3 - Conclusões
Torna-se inevitável reconhecer que não há mais espaço, no moderno sistema jurídico, para a aplicação dos direitos subjetivos absolutos. O modelo arcaico outrora verificado na vigência do Código Civil de 1916, em que prevalecia o individualismo e o liberalismo exacerbado, é incompatível com a nova ordem constitucional fundamentada na dignidade da pessoa humana e que visa a construção de uma sociedade solidária e, consequentemente, a despatrimonialização do direito em prol da valorização das pessoas.
Seguindo a linha dos paradigmas constitucionais, o Código Civil de 2002, abalizado nos princípios da operabilidade, eticidade e sociabilidade, trouxe a previsão expressa em seu artigo 187 da teoria do abuso de direito; esta teoria, que a propósito, muito elogiada, surge com o objetivo de trazer um ponto de equilíbrio entre o exercício dos direitos subjetivos e os demais valores sociais.
Reconheceu-se que todo direito subjetivo possui valores éticos que o limitam, assim, seu titular, no exercício de um direito, fica impedido de ultrapassar os limites da finalidade social, da boa-fé e dos bons costumes, sob pena de cometimento de abuso de direito. Houve o fortalecimento da ideia de que a legalidade estrita é incapaz de atender as demandas sociais, fato este que motivou a adoção de uma nova técnica de linguagem com a utilização de cláusulas gerais.
O processo legislativo não consegue acompanhar as transformações sociais, desta forma, as cláusulas gerais tornam-se um importante mecanismo de atualização do direito, uma vez que, por possuírem grande abstração, permitem que sejam aplicadas a diferentes realidades sociais, se moldando ao caso concreto, o que exige uma postura mais ativa do julgador face a grande presença de elementos valorativos nas normas jurídicas.
No que tange à natureza jurídica do instituto, houve a expressa previsão no CC/02 de que o abuso de direito seria, também, ato ilícito. No entanto, apesar da grande evolução que se obteve com a positivação do instituto, não é possível afirmar o acerto do legislador na análise de tal ponto, pois, o instituto do abuso de direito não pode ser tratado como um mero ato ilícito objetivo.

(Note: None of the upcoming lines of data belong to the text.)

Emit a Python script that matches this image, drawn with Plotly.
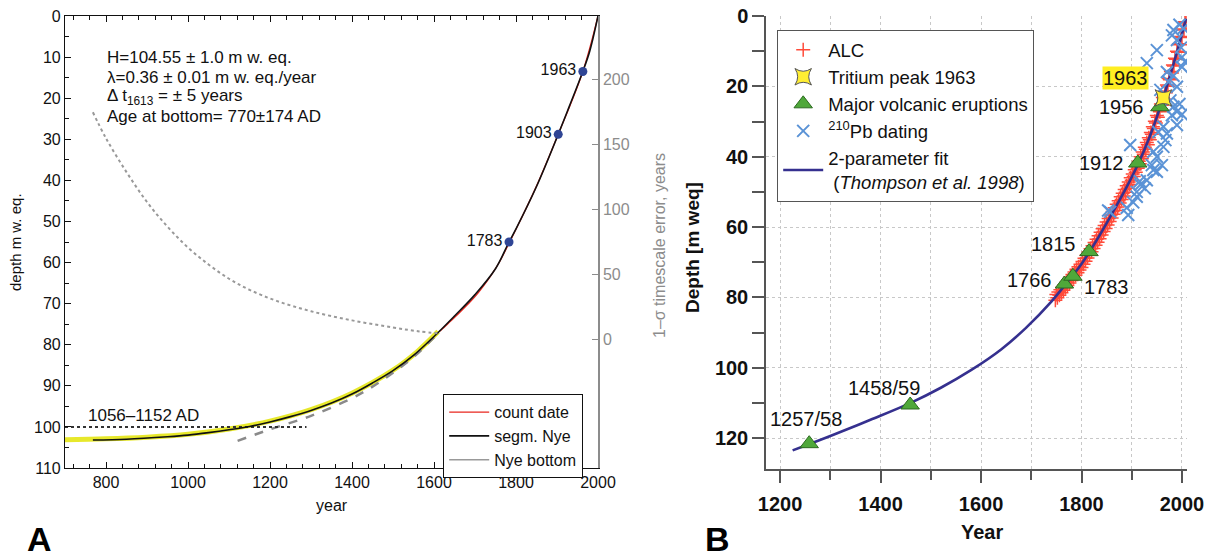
import plotly.graph_objects as go

# ---------------- Panel A data ----------------
nye_year = [768, 850, 950, 1000, 1050, 1100, 1150, 1200, 1250, 1300, 1350, 1400, 1450, 1500, 1550,
            1600, 1650, 1700, 1750, 1783, 1800, 1850, 1903, 1930, 1963, 1980, 2000]
nye_depth = [103.2, 103.0, 102.4, 102.0, 101.4, 100.7, 99.9, 98.8, 97.5, 96.0, 94.2, 92.0, 89.3, 86.3, 82.6,
             78.0, 73.0, 67.8, 61.5, 55.0, 51.8, 41.5, 28.8, 22.0, 13.5, 8.5, 0.0]

count_year = [1613, 1620, 1640, 1660, 1680, 1700, 1720, 1740, 1760, 1783, 1800, 1850, 1903, 1963, 2000]
count_depth = [76.8, 76.2, 74.3, 72.4, 70.4, 68.3, 65.8, 63.0, 59.8, 55.3, 51.9, 41.4, 28.8, 13.5, 0.0]

band_year = [700, 800, 900, 1000, 1100, 1200, 1300, 1400, 1500, 1560, 1610]
band_depth = [103.1, 102.9, 102.5, 101.8, 100.5, 98.6, 95.8, 91.8, 86.2, 81.6, 76.8]

bottom_year = [1121, 1200, 1300, 1400, 1450, 1500, 1550, 1610]
bottom_depth = [103.4, 100.6, 97.3, 93.0, 90.2, 86.8, 83.0, 77.2]

err_year = [768, 800, 850, 900, 950, 1000, 1050, 1100, 1150, 1216, 1300, 1400, 1500, 1564, 1613]
err_years = [175, 155, 129, 106, 87, 71, 58, 47, 38.5, 30, 22, 15, 9.5, 6.5, 5]

range_year = [700, 1289]
range_depth = [100, 100]

marker_year = [1963, 1903, 1783]
marker_depth = [13.5, 28.8, 55.0]
marker_label = ["1963", "1903", "1783"]

# ---------------- Panel B data ----------------
fit_year = [1225, 1300, 1380, 1460, 1520, 1580, 1640, 1690, 1740, 1770, 1800, 1830, 1860, 1890, 1912,
            1935, 1956, 1975, 1990, 2000, 2008]
fit_depth = [123.5, 119.4, 114.8, 110.0, 105.7, 100.7, 94.8, 88.6, 81.2, 76.0, 70.5, 63.8, 56.4, 48.6, 42.3,
             34.6, 26.2, 17.6, 10.3, 5.1, 0.8]

alc_year = [1748, 1750, 1752, 1754, 1756, 1758, 1760, 1762, 1764, 1766, 1768, 1770, 1772, 1774, 1776, 1778,
            1780, 1782, 1784, 1786, 1788, 1790, 1792, 1794, 1796, 1798, 1800, 1802, 1804, 1806, 1808, 1810,
            1812, 1814, 1816, 1818, 1820, 1822, 1824, 1826, 1828, 1830, 1832, 1834, 1836, 1838, 1840, 1842,
            1844, 1846, 1848, 1850, 1852, 1854, 1856, 1858, 1860, 1862, 1864, 1866, 1868, 1870, 1872, 1874,
            1876, 1878, 1880, 1882, 1884, 1886, 1888, 1890, 1892, 1894, 1896, 1898, 1900, 1902, 1904, 1906,
            1908, 1910, 1912, 1914, 1916, 1918, 1920, 1922, 1924, 1926, 1928, 1930, 1932, 1934, 1936, 1938,
            1940, 1942, 1944, 1946, 1948, 1950, 1952, 1954, 1956, 1958, 1960, 1962, 1964, 1966, 1968, 1970,
            1972, 1974, 1976, 1978, 1980, 1982, 1984, 1986, 1988, 1990, 1992, 1994, 1996, 1998, 2000, 2002,
            2004, 2006, 2008]
alc_depth = [80.8, 79.2, 80.1, 78.5, 79.4, 77.8, 78.7, 77.1, 78.0, 76.4, 77.3, 75.7, 76.6, 75.0, 75.9, 74.2,
             75.2, 73.5, 74.4, 72.8, 73.7, 72.0, 73.0, 71.3, 72.2, 70.6, 71.5, 69.8, 70.6, 68.9, 69.7, 68.0,
             68.8, 67.1, 67.9, 66.2, 67.0, 65.3, 66.1, 64.4, 65.2, 63.5, 64.3, 62.5, 63.3, 61.5, 62.3, 60.5,
             61.3, 59.6, 60.4, 58.6, 59.4, 57.6, 58.4, 56.6, 57.4, 55.6, 56.4, 54.5, 55.3, 53.5, 54.3, 52.5,
             53.2, 51.4, 52.2, 50.4, 51.2, 49.3, 50.1, 48.3, 49.0, 47.2, 47.9, 46.0, 46.7, 44.9, 45.6, 43.7,
             44.4, 42.6, 43.3, 41.3, 42.0, 40.0, 40.6, 38.7, 39.3, 37.3, 37.9, 36.0, 36.6, 34.6, 35.2, 33.1,
             33.6, 31.5, 32.0, 29.9, 30.4, 28.3, 28.8, 26.7, 27.2, 25.0, 25.4, 23.2, 23.6, 21.4, 21.8, 19.6,
             20.0, 17.8, 18.1, 15.8, 16.2, 13.9, 14.2, 12.0, 12.3, 10.0, 10.3, 7.9, 8.2, 5.8, 6.1, 3.7,
             4.0, 1.6, 1.8]

tritium_year = [1963]
tritium_depth = [23.3]

volc_year = [1258, 1459, 1766, 1783, 1815, 1912, 1956]
volc_depth = [121.6, 110.6, 76.2, 74.0, 67.0, 41.8, 25.8]

pb_year = [1980, 1990, 1983, 1950, 2000, 2006, 2000, 1930, 1970, 1983, 1973, 1990, 1957, 1977, 1983, 1990,
           1980, 1963, 1953, 1970, 1967, 1963, 1943, 1950, 1897, 1940, 1950, 1930, 1917, 1910, 1960, 1943,
           1916, 1926, 1910, 1903, 1893, 1890, 1857, 1853, 1995, 2003, 1998, 1995, 2000, 1990]
pb_depth = [5.5, 6.8, 4.0, 9.7, 11.7, 13.0, 14.5, 13.4, 15.9, 17.0, 18.7, 20.1, 21.0, 24.0, 25.8, 27.2,
            28.2, 31.5, 33.0, 33.4, 35.3, 37.2, 38.6, 40.0, 36.7, 42.4, 44.3, 46.7, 48.0, 50.0, 42.4, 43.8,
            47.0, 49.0, 51.4, 53.0, 56.6, 54.5, 55.7, 55.3, 2.5, 3.5, 9.0, 25.0, 28.0, 31.0]

volc_label = ["1257/58", "1458/59", "1766", "1783", "1815", "1912", "1956"]
volc_label_year = [1252, 1406, 1697, 1850, 1745, 1840, 1880]
volc_label_depth = [114.7, 105.8, 75.1, 77.1, 64.9, 41.8, 25.9]

FONT = "Liberation Sans, Arial, sans-serif"
GRAY = "#8c8c8c"
W, H = 1215, 558
OX, OY = 8, 8   # page body margin offset


def px(xs, ys):
    """screen pixel -> paper fraction"""
    return (xs - OX) / W, 1 - (ys - OY) / H


def dom_x(a, b):
    return [(a - OX) / W, (b - OX) / W]


def dom_y(top, bottom):
    return [1 - (bottom - OY) / H, 1 - (top - OY) / H]


fig = go.Figure()

# ---- Panel A traces ----
fig.add_trace(go.Scatter(x=band_year, y=band_depth, mode="lines", line=dict(color="rgba(228,230,20,0.9)", width=5, shape="spline"),
                         showlegend=False, xaxis="x", yaxis="y"))
fig.add_trace(go.Scatter(x=bottom_year, y=bottom_depth, mode="lines", line=dict(color="#8a8a8a", width=2.5, dash="dash", shape="spline"),
                         showlegend=False, xaxis="x", yaxis="y"))
fig.add_trace(go.Scatter(x=range_year, y=range_depth, mode="lines", line=dict(color="#333", width=2, dash="dot"),
                         showlegend=False, xaxis="x", yaxis="y"))
fig.add_trace(go.Scatter(x=err_year, y=err_years, mode="lines", line=dict(color="#999", width=2, dash="dot", shape="spline"),
                         showlegend=False, xaxis="x", yaxis="y2"))
fig.add_trace(go.Scatter(x=count_year, y=count_depth, mode="lines", name="count date",
                         line=dict(color="#e8261e", width=1.3, shape="spline"), legend="legend", xaxis="x", yaxis="y"))
fig.add_trace(go.Scatter(x=nye_year, y=nye_depth, mode="lines", name="segm. Nye",
                         line=dict(color="#111", width=1.6, shape="spline"), legend="legend", xaxis="x", yaxis="y"))
fig.add_trace(go.Scatter(x=[None], y=[None], mode="lines", name="Nye bottom",
                         line=dict(color="#999", width=1.6), legend="legend", xaxis="x", yaxis="y"))
fig.add_trace(go.Scatter(x=marker_year, y=marker_depth, mode="markers+text", text=marker_label,
                         textposition="middle left", textfont=dict(family=FONT, size=16, color="#111"),
                         marker=dict(color="#2f4595", size=9), showlegend=False, xaxis="x", yaxis="y"))

# ---- Panel B traces ----
fig.add_trace(go.Scatter(x=alc_year, y=alc_depth, mode="markers", name="ALC",
                         marker=dict(symbol="cross-thin", size=10, line=dict(color="#ff4b3a", width=1.5)),
                         legend="legend2", legendrank=1, xaxis="x3", yaxis="y3"))
fig.add_trace(go.Scatter(x=fit_year, y=fit_depth, mode="lines", name="2-parameter fit<br> (<i>Thompson et al. 1998</i>)",
                         line=dict(color="#35308f", width=2.6, shape="spline"), legend="legend2", xaxis="x3", yaxis="y3",
                         legendrank=5))
fig.add_trace(go.Scatter(x=pb_year, y=pb_depth, mode="markers", name="<sup>210</sup>Pb dating",
                         marker=dict(symbol="x-thin", size=12, line=dict(color="#5b93d6", width=2)),
                         legend="legend2", xaxis="x3", yaxis="y3", legendrank=4))
fig.add_trace(go.Scatter(x=volc_year, y=volc_depth, mode="markers", name="Major volcanic eruptions",
                         marker=dict(symbol="triangle-up", size=16, color="#4fa83a", line=dict(color="#2c6a20", width=1)),
                         legend="legend2", xaxis="x3", yaxis="y3", legendrank=3))
fig.add_trace(go.Scatter(x=tritium_year, y=tritium_depth, mode="markers", name="Tritium peak 1963",
                         marker=dict(symbol="star-square", size=15, color="#ffee33", line=dict(color="#555", width=1)),
                         legend="legend2", xaxis="x3", yaxis="y3", legendrank=2))

annotations = []


def paper_text(xs, ys, text, size, color="#111", xanchor="center", angle=0, **kw):
    ax_, ay_ = px(xs, ys)
    annotations.append(dict(xref="paper", yref="paper", x=ax_, y=ay_, xanchor=xanchor, yanchor="middle",
                            textangle=angle, showarrow=False, text=text,
                            font=dict(family=FONT, size=size, color=color), **kw))


# Panel A text block
paper_text(105, 57, "H=104.55 ± 1.0 m w. eq.", 17, xanchor="left")
paper_text(105, 77, "λ=0.36 ± 0.01 m w. eq./year", 17, xanchor="left")
paper_text(105, 97, "Δ t<sub>1613</sub> = ± 5 years", 17, xanchor="left")
paper_text(105, 116, "Age at bottom= 770±174 AD", 17, xanchor="left")
annotations.append(dict(xref="x", yref="y", x=751, y=97.3, xanchor="left", yanchor="middle", showarrow=False,
                        text="1056–1152 AD", font=dict(family=FONT, size=17, color="#111")))
paper_text(15, 242, "depth m w. eq.", 15, angle=-90)
paper_text(332, 505, "year", 16)
paper_text(660, 246, "1–σ timescale error, years", 16, color=GRAY, angle=-90)
paper_text(39, 539, "<b>A</b>", 34, color="#000")
paper_text(717, 539, "<b>B</b>", 34, color="#000")

# Panel B labels
for lab, lx, ly in zip(volc_label, volc_label_year, volc_label_depth):
    annotations.append(dict(xref="x3", yref="y3", x=lx, y=ly, xanchor="center", yanchor="middle", showarrow=False,
                            text=lab, font=dict(family=FONT, size=20, color="#111")))
annotations.append(dict(xref="x3", yref="y3", x=1887, y=17.6, xanchor="center", yanchor="middle", showarrow=False,
                        text="1963", bgcolor="#ffee22", borderpad=0, font=dict(family=FONT, size=20, color="#111")))
paper_text(692, 248, "<b>Depth [m weq]</b>", 19, angle=-90)
paper_text(982, 532, "<b>Year</b>", 20)

fig.update_layout(
    width=W, height=H,
    margin=dict(l=0, r=0, t=0, b=0, autoexpand=False),
    paper_bgcolor="white", plot_bgcolor="rgba(0,0,0,0)",
    xaxis=dict(domain=dom_x(65, 598), range=[700, 2000], anchor="y",
               tick0=0, dtick=200, ticks="inside", ticklen=6, tickwidth=1.2, tickcolor="#111",
               minor=dict(dtick=40, ticklen=3.5, ticks="inside", tickcolor="#111", tickwidth=1),
               showline=True, linecolor="#111", linewidth=1.2, mirror="ticks", showgrid=False, zeroline=False,
               ticklabeloverflow="allow", tickfont=dict(family=FONT, size=16, color="#111")),
    yaxis=dict(domain=dom_y(16, 468), range=[110, 0], anchor="x",
               tick0=0, dtick=10, ticks="inside", ticklen=6, tickwidth=1.2, tickcolor="#111",
               minor=dict(dtick=5, ticklen=3.5, ticks="inside", tickcolor="#111", tickwidth=1),
               showline=True, linecolor="#111", linewidth=1.2, showgrid=False, zeroline=False,
               ticklabeloverflow="allow", tickfont=dict(family=FONT, size=16, color="#111")),
    yaxis2=dict(overlaying="y", side="right", anchor="x", range=[-98.5, 249],
                tickvals=[0, 50, 100, 150, 200], ticks="inside", ticklen=6, tickcolor=GRAY,
                showline=True, linecolor=GRAY, linewidth=1.5, showgrid=False, zeroline=False,
                ticklabeloverflow="allow", tickfont=dict(family=FONT, size=16, color=GRAY)),
    xaxis3=dict(domain=dom_x(766, 1187), range=[1172, 2010], anchor="y3",
                tick0=0, dtick=200, ticks="outside", ticklen=12, tickwidth=1.5, tickcolor="#555",
                minor=dict(dtick=100, ticklen=9, ticks="outside", tickcolor="#555", tickwidth=1.5,
                           showgrid=True, gridcolor="#c8c8c8", griddash="dot", gridwidth=1),
                showline=True, linecolor="#555", linewidth=1.5, showgrid=True, gridcolor="#c8c8c8",
                griddash="dot", gridwidth=1, zeroline=False, ticklabelstandoff=4,
                ticklabeloverflow="allow", tickfont=dict(family=FONT, size=20, color="#111", weight="bold")),
    yaxis3=dict(domain=dom_y(16, 469), range=[128.8, 0], anchor="x3",
                tick0=0, dtick=20, ticks="outside", ticklen=12, tickwidth=1.5, tickcolor="#555",
                minor=dict(dtick=10, ticklen=12, ticks="outside", tickcolor="#555", tickwidth=1.5, showgrid=False),
                showline=True, linecolor="#555", linewidth=1.5, showgrid=True, gridcolor="#c8c8c8",
                griddash="dot", gridwidth=1, zeroline=False,
                ticklabeloverflow="allow", tickfont=dict(family=FONT, size=20, color="#111", weight="bold")),
    legend=dict(x=px(443, 394)[0], y=px(443, 394)[1], xanchor="left", yanchor="top", bgcolor="white",
                bordercolor="#111", borderwidth=1.2, font=dict(family=FONT, size=16, color="#111"),
                itemwidth=40, tracegroupgap=0),
    legend2=dict(x=px(777, 30)[0], y=px(777, 30)[1], xanchor="left", yanchor="top", bgcolor="white",
                 bordercolor="#555", borderwidth=1.2, font=dict(family=FONT, size=18.5, color="#111"),
                 itemwidth=40, tracegroupgap=0),
    annotations=annotations,
)

fig.write_html("out.html")
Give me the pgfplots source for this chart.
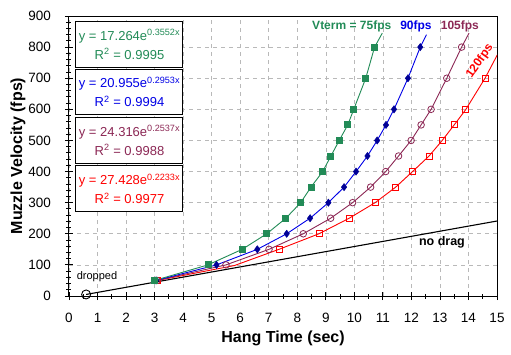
\documentclass[border=0pt]{standalone}
\usepackage{pgfplots}
\pgfplotsset{compat=1.18}
\usepackage{fontspec}
\setmainfont{Liberation Sans}
\definecolor{cgreen}{RGB}{34,139,87}
\definecolor{cblue}{RGB}{0,0,230}
\definecolor{cnavy}{RGB}{0,0,150}
\definecolor{cpurple}{RGB}{140,40,85}
\definecolor{cred}{RGB}{255,0,0}
\begin{document}
\begin{tikzpicture}
\path[use as bounding box] (-69bp,-59bp) rectangle (442bp,296bp);
\begin{axis}[
  at={(0,0)}, anchor=south west,
  scale only axis, width=428bp, height=280bp,
  xmin=0, xmax=15, ymin=0, ymax=900,
  xtick={0,1,...,15}, ytick={0,100,...,900},
  minor x tick num=1, minor y tick num=4,
  tick align=center, major tick length=8bp, minor tick length=5bp,
  xtick pos=bottom, ytick pos=left,
  grid=major,
  major grid style={gray!55, line width=0.6bp, dash pattern=on 4bp off 4bp},
  tick style={black, line width=0.8bp},
  axis line style={black, line width=1bp},
  /pgf/number format/assume math mode=true,
  ticklabel style={font=\fontsize{13.5bp}{16bp}\selectfont, inner sep=0pt},
  xticklabel style={anchor=center, yshift=-18bp},
  yticklabel style={anchor=east, xshift=-14bp},
  xlabel={Hang Time (sec)}, ylabel={Muzzle Velocity (fps)},
  label style={font=\bfseries\fontsize{16bp}{19bp}\selectfont},
  xlabel style={at={(axis description cs:0.5,-0.15)}, anchor=center},
  ylabel style={at={(axis description cs:-0.119,0.5)}, anchor=center},
]
% no drag
\addplot[black, line width=1.1bp] coordinates {(0.6,5) (15,241)};
\addplot[only marks, mark=o, mark size=4.5bp, black, mark options={line width=0.9bp}] coordinates {(0.6,5)};
% 120 fps
\addplot[cred, line width=0.9bp, mark=square, mark size=3bp, mark options={fill=white, line width=0.9bp}, mark indices={1,3,4,5,6,7,8,9,10,11,12,13}]
 coordinates {(3.1,50) (5.8,98) (7.36,150) (8.76,200) (9.82,250) (10.73,300) (11.45,350) (12.04,400) (12.62,450) (13.08,500) (13.5,550) (13.91,600) (14.58,700) (15.04,780)};
% 105 fps
\addplot[cpurple, line width=0.9bp, mark=o, mark size=3.3bp, mark options={fill=white, line width=0.8bp}, mark indices={1,...,14}]
 coordinates {(3.08,50) (5.5,100) (7.01,150) (8.21,200) (9.17,250) (9.94,300) (10.57,350) (11.1,400) (11.55,450) (11.99,500) (12.34,550) (12.69,600) (13.24,700) (13.76,800) (14.02,845)};
% 90 fps
\addplot[cblue, line width=0.9bp, mark=diamond*, mark size=3.6bp, mark options={fill=cnavy, draw=cnavy, line width=0.5bp}, mark indices={1,...,14}]
 coordinates {(3.05,50) (5.17,100) (6.6,150) (7.63,200) (8.45,250) (9.09,300) (9.64,350) (10.06,400) (10.46,450) (10.8,500) (11.11,550) (11.39,600) (11.88,700) (12.31,800) (12.53,840)};
% 75 fps
\addplot[cgreen, line width=0.9bp, mark=square*, mark size=3bp, mark options={fill=cgreen, draw=cgreen}, mark indices={1,...,14}]
 coordinates {(3,50) (4.87,100) (6.07,150) (6.93,200) (7.6,250) (8.12,300) (8.48,350) (8.89,400) (9.18,450) (9.47,500) (9.77,550) (9.98,600) (10.4,700) (10.71,800) (10.98,845)};

% trendline boxes
\draw[black, line width=1bp, fill=white] (axis cs:0.245,881.7) rectangle (axis cs:3.995,735);
\draw[black, line width=1bp, fill=white] (axis cs:0.245,728.7) rectangle (axis cs:3.995,581.8);
\draw[black, line width=1bp, fill=white] (axis cs:0.245,574.4) rectangle (axis cs:3.995,426.5);
\draw[black, line width=1bp, fill=white] (axis cs:0.245,418.8) rectangle (axis cs:3.995,270.9);
\node[align=center, text=cgreen, font=\fontsize{13bp}{19bp}\selectfont] at (axis cs:2.12,808.4) {y = 17.264e\textsuperscript{0.3552x}\\R\textsuperscript{2} = 0.9995};
\node[align=center, text=cblue, font=\fontsize{13bp}{19bp}\selectfont] at (axis cs:2.12,655.2) {y = 20.955e\textsuperscript{0.2953x}\\R\textsuperscript{2} = 0.9994};
\node[align=center, text=cpurple, font=\fontsize{13bp}{19bp}\selectfont] at (axis cs:2.12,500.5) {y = 24.316e\textsuperscript{0.2537x}\\R\textsuperscript{2} = 0.9988};
\node[align=center, text=cred, font=\fontsize{13bp}{19bp}\selectfont] at (axis cs:2.12,344.9) {y = 27.428e\textsuperscript{0.2233x}\\R\textsuperscript{2} = 0.9977};

% labels
\node[text=cgreen, font=\bfseries\fontsize{12bp}{14bp}\selectfont] at (axis cs:9.91,866) {Vterm = 75fps};
\node[text=cblue, font=\bfseries\fontsize{12bp}{14bp}\selectfont] at (axis cs:12.16,866) {90fps};
\node[text=cpurple, font=\bfseries\fontsize{12bp}{14bp}\selectfont] at (axis cs:13.7,866) {105fps};
\node[text=cred, rotate=55, font=\bfseries\fontsize{12bp}{14bp}\selectfont] at (axis cs:14.4,755) {120fps};
\node[text=black, font=\bfseries\fontsize{12.5bp}{14bp}\selectfont] at (axis cs:13.07,173) {no drag};
\node[text=black, font=\fontsize{11bp}{13bp}\selectfont] at (axis cs:0.98,62) {dropped};
\end{axis}
\end{tikzpicture}
\end{document}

Não se pode negar que tanto o ato ilícito como o abuso de direito são condutas antijurídicas, ou seja, contrárias ao direito. Entretanto, há patente diferença entre os institutos, a começar pela análise do elemento subjetivo, essencial para se configurar o ato ilícito e dispensável ou acidental no abuso de direito.
Outro ponto destoante entre os institutos está na análise da forma pela qual se dá a violação ao ordenamento jurídico, pois, enquanto no ato ilícito se tem uma violação direta de uma norma jurídica, ou seja, uma violação específica de um preceito formal do direito, no abuso de direito não há esta violação direta, sendo que, inicialmente, o ato teria aparência de conformidade se dando apenas para reconhecer o abuso através de uma análise valorativa do ato praticado.
Assim, a posição adotada pelo legislador de colocar o abuso de direito como sendo uma espécie de ato ilícito objetivo, acarreta a confusão entre as diferentes espécies de antijuridicidade que, apesar de serem contrariedades ao direto, não se confundem. Ademais, tal posição dificulta o reconhecimento da autonomia do instituto do abuso de direito e, por consequência, sua evolução.